I’m loathed to use the word “Cloud”, it’s become a sales and marketing catch cry and an easy way to encapsulate whichever strategy or technology stack that’s being pushed. The danger now is that whole IT strategies are being simplified and boiled down into the simple question of whether and when to move to a “Cloud Strategy”.
Let’s pick apart the term “Cloud” into its conceptual technological pieces; there are four strands that make up the generally accepted term “Cloud”. (Yes you could argue that some do or don’t apply, especially when you consider SaaS but it still holds true in general terms)
- Virtualisation
- Automation
- Self Service
- Service Orientated Model
Potentially if you are thinking “public cloud” then you can add the following
- Outsourcing
Now when you step back a bit a look at that breakdown you’ll see that there’s nothing really new here. Granted virtualisation in its current form has only really been around for ten years or so in the x86 world thanks to VMWare, but the concept has been around for a lot longer.

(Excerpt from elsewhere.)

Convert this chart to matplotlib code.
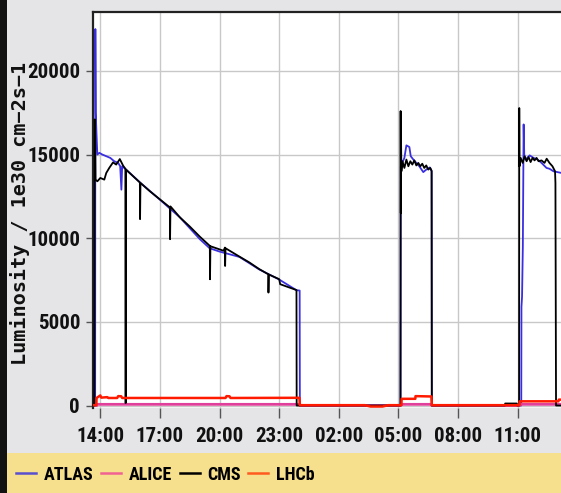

My point however is that all of these concepts have been around for a long time on their own, there’s nothing new here and some companies have embraced some or all of them to varying degrees, depending on the payback to the company in real dollar terms.
What’s changed now is that the whole set of conceptual strategies have been bundled up into a new shiny package and been labelled the “Cloud”. There is no singular one size fits all cloud strategy; when setting any IT strategy, the question should be, ‘what do we need to focus on to enable our company to succeed in its businees strategy? Which concepts and technologies should we invest in, based on its projected payback to the business?’

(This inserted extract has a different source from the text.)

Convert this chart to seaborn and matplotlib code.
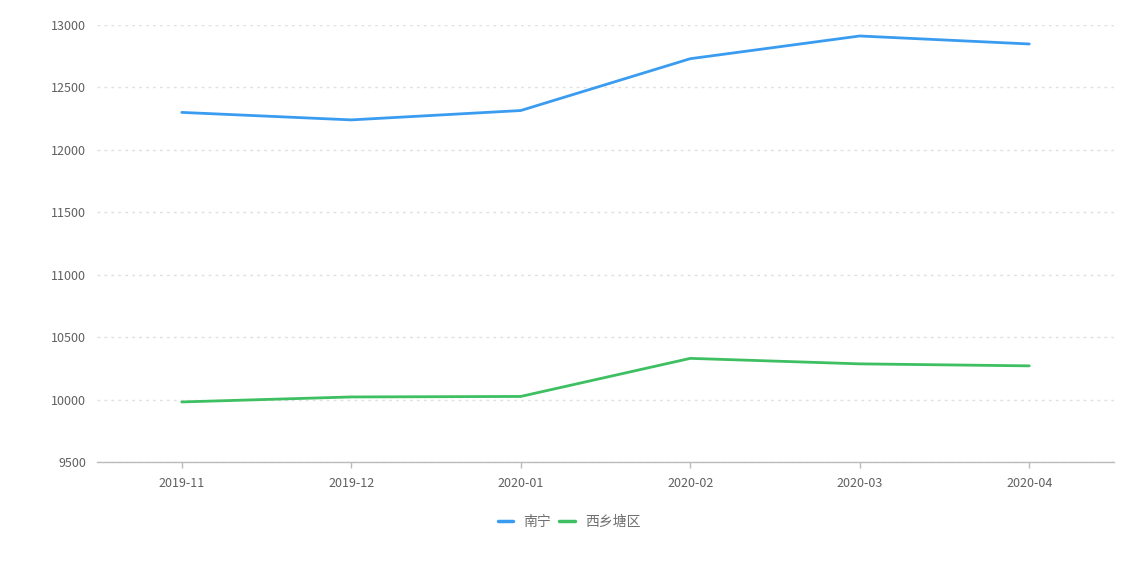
import matplotlib
matplotlib.use('Agg')
import matplotlib.pyplot as plt
import seaborn as sns
import pandas as pd

# data
months = ['2019-11', '2019-12', '2020-01', '2020-02', '2020-03', '2020-04']
nanning = [12300, 12240, 12315, 12730, 12912, 12848]
xixiangtang = [9981, 10021, 10025, 10330, 10286, 10270]
series_names = ['南宁', '西乡塘区']
colors = ['#3a9cf0', '#3dbf62']

df = pd.DataFrame({
    'month': months * 2,
    'price': nanning + xixiangtang,
    'area': [series_names[0]] * len(months) + [series_names[1]] * len(months),
})

sns.set_style('white')
plt.rcParams['font.family'] = ['Noto Sans CJK SC', 'DejaVu Sans']

fig = plt.figure(figsize=(11.38, 5.64), dpi=100)
ax = fig.add_axes([97 / 1138, 1 - 462 / 564, (1114 - 97) / 1138, (462 - 25) / 564])

sns.lineplot(data=df, x='month', y='price', hue='area', palette=colors,
             linewidth=2, ax=ax, sort=False)

ax.set_xlim(-0.5, len(months) - 0.5)
ax.set_ylim(9500, 13000)
ax.set_yticks(range(9500, 13001, 500))
ax.set_xlabel('')
ax.set_ylabel('')

# dashed grid, only horizontal
ax.yaxis.grid(True, linestyle=(0, (2, 3)), color='#e0e0e0', linewidth=1)
ax.xaxis.grid(False)
for s in ['top', 'right', 'left']:
    ax.spines[s].set_visible(False)
ax.spines['bottom'].set_color('#bbbbbb')
ax.spines['bottom'].set_linewidth(1)
ax.tick_params(axis='x', bottom=True, colors='#bbbbbb', length=4, width=1,
               direction='out', pad=7)
ax.tick_params(axis='y', left=False, length=0, pad=8)
for lab in ax.get_xticklabels() + ax.get_yticklabels():
    lab.set_color('#606060')
    lab.set_fontsize(9)

# legend centred on the figure, below the axis
leg = ax.legend(loc='center', bbox_to_anchor=(0.5, 1 - 522 / 564),
                bbox_transform=fig.transFigure,
                ncol=2, frameon=False, handlelength=1.1, handletextpad=0.75,
                columnspacing=0.6, fontsize=10)
for t in leg.get_texts():
    t.set_color('#707070')
for h in leg.get_lines():
    h.set_linewidth(2.5)

fig.savefig('out.png', dpi=100)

Even within those base concepts there are options and directions to take, do we need to deliver self provisioning of servers and automated scale out provisioning? Or do we need to focus on delivering on-demand replicas of production systems for test and development?
At least in a New Zealand context, I can’t see businesses en mass being willing to invest (capex or opex) in the full gamut of solutions potentially available under the cloud umbrella if they don’t show a real payback. In fact my fear is the whole repackaging and presentation of the cloud is going to have the effect of obscuring real benefits because the whole “Cloud” concept seems so big and difficult.
The company I work for is a prime example of some parts of the cloud package having greater value than others. Generally our application stack is fairly static, new applications are rolled out relatively infrequently and the changes in demand for those applications doesn’t heavily fluctuate. However change within those applications happens frequently, modifications in settings, code and functionality are happening all the time. Our current static set of test and development systems are frequently out of sync with production or are being used for multiple projects. This makes it difficult to ensure that the behaviours tested are replicated in production. For us the ability to quickly deploy cloned subsets of production into isolated test environments would be of high value whereas automated breathe-in,breathe-out scale out applications is of little value.
Simply put, adopting a “Cloud” strategy, without putting in the time to understand the business problems and possible solutions is likely to leave you with a shiny package with nothing of value inside.
I completely agree that cloud has differing value based on workload and also that “Cloud” is overused as a term which can mean different things to different people (e.g. virtualisation is not nessasarily a piece – rather an agile or elastic infrastructure of which virtualisation is could be a component of).
I think developing a cloud strategy is still very important for all organisations (even if the outcome is status quo), the issue is that many still see cloud as infrastructure, where it really needs to be looked at in terms of workloads and applications.
I think you will see over the next 3-4 years a significant change the cloud market where hosted private clouds and public clouds will become more feature rich and become a serious option to traditional and private cloud environments, enabling organisations to focus on thier core business and getting value from the information they have.
My argument remians that it’s not a cloud strategy that businesses (and thus the IT dept) should be defining), but a holistic IT strategy (which aligns with the business). IT needs to get it’s head around all the various options and solutions and define a decision making framework that will guide them and the business. It’s not my idea, but the concept that IT deptartments are the brokers between the business units and the technology solutions needs to become the norm.
I believe what we’re are seeing in the IaaS, Paas, SaaS is potentially the same thing that happened to IT with the rise of the x86 server, when mainframes were the norm in IT departments. If IT departments don’t understand the options and how they can integrate into a cohesive strategy, then we’ll see a boom in business units steering around IT and putting in solutions that don’t fit well into the business and then expecting IT to somehow integrate them and protect them.
There are a pile of applications installed in server rooms around the world that are not going anywhere soon and these need to be maintained and integrated into the ever progressing whole. This need to maintain the legacy applications is half the reason virtualisation is so popluar. On the otherside, does it make sense to run your LOB applications that need to integrate into location speficic systems. on remote systems miles away from the site; increasing the risk of a loss of service and increasing the cost to try and mitigate that risk?
So I come back to the initial point, just because cloud is the popular collection of technology of the moment doesn’t mean we throw out the fundementals of IT and blindly follow the trend. The fundementals didn’t change with the rise of x86, they didn’t change with virtualisation, they certainly didn’t change with outsourcing.